A pretty common thought when hearing about life-altering tragedies. Everyone experiences injuries or death to some degree, but not everyone has their house burn down. …Yet fire is something we’re prepared for from the time we are children. Stop drop and roll, stay close to the floor, test doors/doorknobs for heat before opening. None of that was really relevant as I told my friends that I was playing games with online “BRB,” standing to investigate the strange smell that had started to pique my interest. I froze as I turned and watched black smoke pouring out of the vents near the ceiling. I stumbled to my brother’s room and beckoned him, only able to point at the anomaly in my dumb confusion.
Springing to action, Ean rushed down the stairs to check on the first floor. “Fire!” he yelled as he ran back up. He gathered up the dogs, scooped our orange tabby, Potato, under his arm and hurried back down to the safety of outside. That’s when the only real useful thing I had been taught about this kind of situation echoed in my mind: get out all the living beings, things can be replaced. I chased our skittish cat, Sprite, around the apartment for what felt like eternity before I finally caught her, somehow without earning any terrified bites in the process. Luckily, I always kept a cat carrier out in plain sight so the cats wouldn’t hide when it came out for travel. Unluckily, I had taken the door off and had no idea where it was. I tipped the carrier upward, haphazardly threw a blanket over the door and ran outside with my terrified cat, coughing from the smoke I’d inhaled in the meantime.

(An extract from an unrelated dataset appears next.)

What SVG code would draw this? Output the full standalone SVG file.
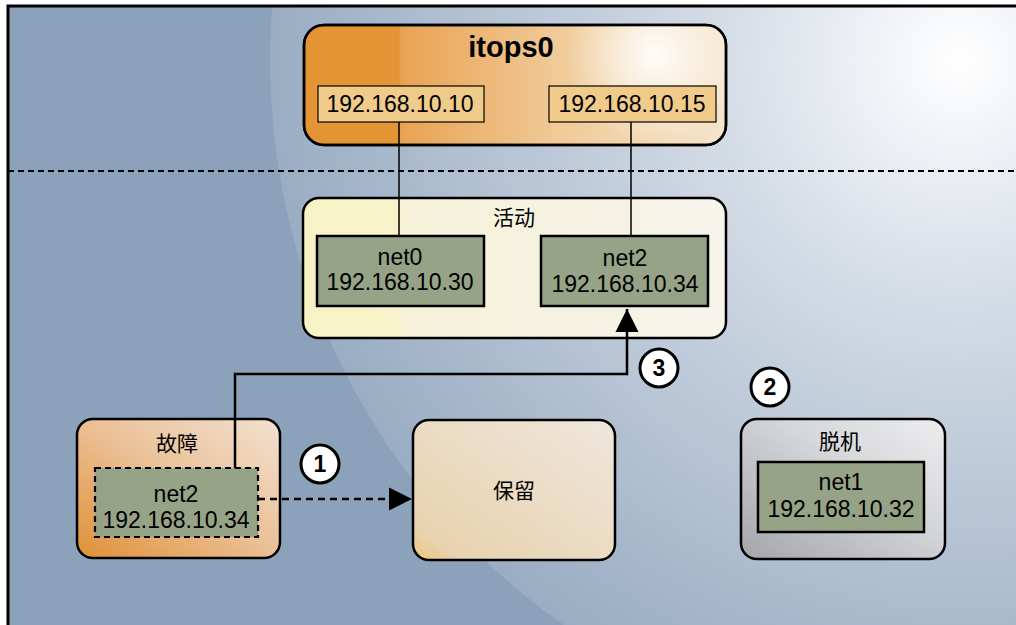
<svg xmlns="http://www.w3.org/2000/svg" width="1016" height="625" viewBox="0 0 1016 625">
<defs>
<radialGradient id="glow" cx="960" cy="60" r="690" gradientUnits="userSpaceOnUse">
<stop offset="0" stop-color="#ffffff"/>
<stop offset="0.1" stop-color="#f3f5f8"/>
<stop offset="0.35" stop-color="#d4dce6"/>
<stop offset="0.7" stop-color="#b4c2d3"/>
<stop offset="1" stop-color="#9aadc3"/>
</radialGradient>
<linearGradient id="orange" x1="304" y1="0" x2="726" y2="0" gradientUnits="userSpaceOnUse">
<stop offset="0" stop-color="#e39535"/>
<stop offset="0.225" stop-color="#e39535"/>
<stop offset="0.23" stop-color="#e9a253"/>
<stop offset="0.6" stop-color="#f0ca98"/>
<stop offset="1" stop-color="#f5e4cc"/>
</linearGradient>
<radialGradient id="star" cx="655" cy="55" r="90" gradientUnits="userSpaceOnUse">
<stop offset="0" stop-color="#ffffff" stop-opacity="0.95"/>
<stop offset="1" stop-color="#ffffff" stop-opacity="0"/>
</radialGradient>
<linearGradient id="fail" x1="0" y1="1" x2="1" y2="0">
<stop offset="0" stop-color="#df9035"/>
<stop offset="0.5" stop-color="#ebbf95"/>
<stop offset="1" stop-color="#f2e1d2"/>
</linearGradient>
<linearGradient id="active" x1="303" y1="0" x2="726" y2="0" gradientUnits="userSpaceOnUse">
<stop offset="0" stop-color="#f8f3c6"/>
<stop offset="0.22" stop-color="#f8f3c8"/>
<stop offset="0.24" stop-color="#f6f1d8"/>
<stop offset="1" stop-color="#f6f4ec"/>
</linearGradient>
<linearGradient id="standby" x1="0" y1="1" x2="1" y2="0">
<stop offset="0" stop-color="#ecc578"/>
<stop offset="0.12" stop-color="#e8d3b0"/>
<stop offset="1" stop-color="#efe6dc"/>
</linearGradient>
<linearGradient id="gray" x1="0" y1="1" x2="1" y2="0">
<stop offset="0" stop-color="#a3a5a9"/>
<stop offset="0.6" stop-color="#d6d7da"/>
<stop offset="1" stop-color="#ededee"/>
</linearGradient>
<marker id="arr" viewBox="0 0 10 10" refX="10" refY="5" markerWidth="23" markerHeight="24" markerUnits="userSpaceOnUse" orient="auto">
<path d="M0,0 L10,5 L0,10 Z" fill="#000"/>
</marker>
</defs>
<style>
.node{stroke:#000;stroke-width:2.5}
.ip{fill:#f0cb8a;stroke:#000;stroke-width:1.2}
.nic{fill:#97a386;stroke:#000;stroke-width:2.5}
.t{font-family:"Liberation Sans",Arial,sans-serif;font-size:23px;fill:#000;text-anchor:middle}
.title{font-family:"Liberation Sans",Arial,sans-serif;font-size:29px;font-weight:bold;fill:#000;text-anchor:middle}
.cjk{font-family:"Noto Sans CJK SC","Liberation Sans",sans-serif;font-size:21px;fill:#000;text-anchor:middle}
.link{fill:none;stroke:#000;stroke-width:1.5}
.flow{fill:none;stroke:#000;stroke-width:2.5}
.num{fill:#fff;stroke:#000;stroke-width:3}
.numt{font-family:"Liberation Sans",Arial,sans-serif;font-size:23px;font-weight:bold;fill:#000;text-anchor:middle}
</style>
<g id="background">
<rect x="0" y="0" width="1016" height="625" fill="#fff"/>
<rect x="8" y="6" width="1010" height="625" fill="#8ca1ba"/>
<circle cx="960" cy="60" r="690" fill="url(#glow)"/>
<rect x="0" y="0" width="8" height="625" fill="#fff"/>
<rect x="0" y="0" width="1016" height="6" fill="#fff"/>
<path d="M8,625 L8,6 L1016,6" fill="none" stroke="#000" stroke-width="3"/>
<line x1="8" y1="171" x2="1016" y2="171" stroke="#000" stroke-width="2" stroke-dasharray="6,4"/>
</g>
<g id="itops0">
<rect class="node" x="304" y="25" width="422" height="120" rx="20" fill="url(#orange)"/>
<rect x="304" y="25" width="422" height="120" rx="20" fill="url(#star)"/>
<rect x="304" y="25" width="422" height="120" rx="20" fill="none" stroke="#000" stroke-width="2.5"/>
<text x="511" y="57" class="title">itops0</text>
<rect class="ip" x="318" y="86" width="166" height="36"/>
<text x="400" y="112" class="t">192.168.10.10</text>
<rect class="ip" x="549" y="86" width="167" height="36"/>
<text x="632" y="112" class="t">192.168.10.15</text>
</g>
<g id="active">
<rect class="node" x="303" y="198" width="423" height="140" rx="16" fill="url(#active)"/>
<text x="514" y="225" class="cjk">活动</text>
<rect class="nic" x="317" y="236" width="167" height="70"/>
<text x="400" y="265" class="t">net0</text>
<text x="400" y="290" class="t">192.168.10.30</text>
<rect class="nic" x="541" y="236" width="167" height="70"/>
<text x="625" y="266" class="t">net2</text>
<text x="625" y="292" class="t">192.168.10.34</text>
</g>
<g id="failed">
<rect class="node" x="77" y="419" width="203" height="139" rx="16" fill="url(#fail)"/>
<text x="177" y="451" class="cjk">故障</text>
<rect x="95" y="468" width="163" height="69" fill="#97a386" stroke="#000" stroke-width="2.2" stroke-dasharray="6,4"/>
<text x="176" y="502" class="t">net2</text>
<text x="176" y="528" class="t">192.168.10.34</text>
</g>
<g id="standby">
<rect class="node" x="413" y="420" width="202" height="140" rx="16" fill="url(#standby)"/>
<text x="514" y="498" class="cjk">保留</text>
</g>
<g id="offline">
<rect class="node" x="741" y="419" width="204" height="140" rx="16" fill="url(#gray)"/>
<text x="840" y="449" class="cjk">脱机</text>
<rect class="nic" x="758" y="462" width="166" height="70"/>
<text x="841" y="490" class="t">net1</text>
<text x="841" y="517" class="t">192.168.10.32</text>
</g>
<g id="connectors">
<line class="link" x1="399" y1="122" x2="399" y2="236"/>
<line class="link" x1="631" y1="122" x2="631" y2="236"/>
<polyline class="flow" points="235,468 235,374 627,374 627,309" marker-end="url(#arr)"/>
<line class="flow" x1="258" y1="499" x2="412" y2="499" stroke-dasharray="7,5" marker-end="url(#arr)"/>
</g>
<g id="step1">
<circle class="num" cx="320" cy="464" r="19"/>
<text x="320" y="472" class="numt">1</text>
</g>
<g id="step2">
<circle class="num" cx="770" cy="387" r="19"/>
<text x="770" y="395" class="numt">2</text>
</g>
<g id="step3">
<circle class="num" cx="659" cy="368" r="19"/>
<text x="659" y="376" class="numt">3</text>
</g>
</svg>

By that time sirens pierced the night air and it wasn’t long before we were bathed in the red and blue pulse of emergency vehicle lights. I sat on the cold sidewalk, trying to comfort my worried dogs and clutching the blanket around the pet carrier that now held both of my cats. From where I was sitting, I couldn’t see the fire, but I could see the house on the opposite side turn bright orange from the blaze roaring beside it.
That three hours was a blur of people asking if we were alright, repeating what had happened from our perspective, and firefighters rushing to and from the house — first extinguishing the fire and then investigating for hot spots.
It was about 10:30 PM when I’d had enough waiting outside in the cold. My friend Lindsay graciously agreed to us coming to stay with her for the night, and with the cards of all the people I’d have to contact in the morning in my pocket, we left the ruins of our old home behind.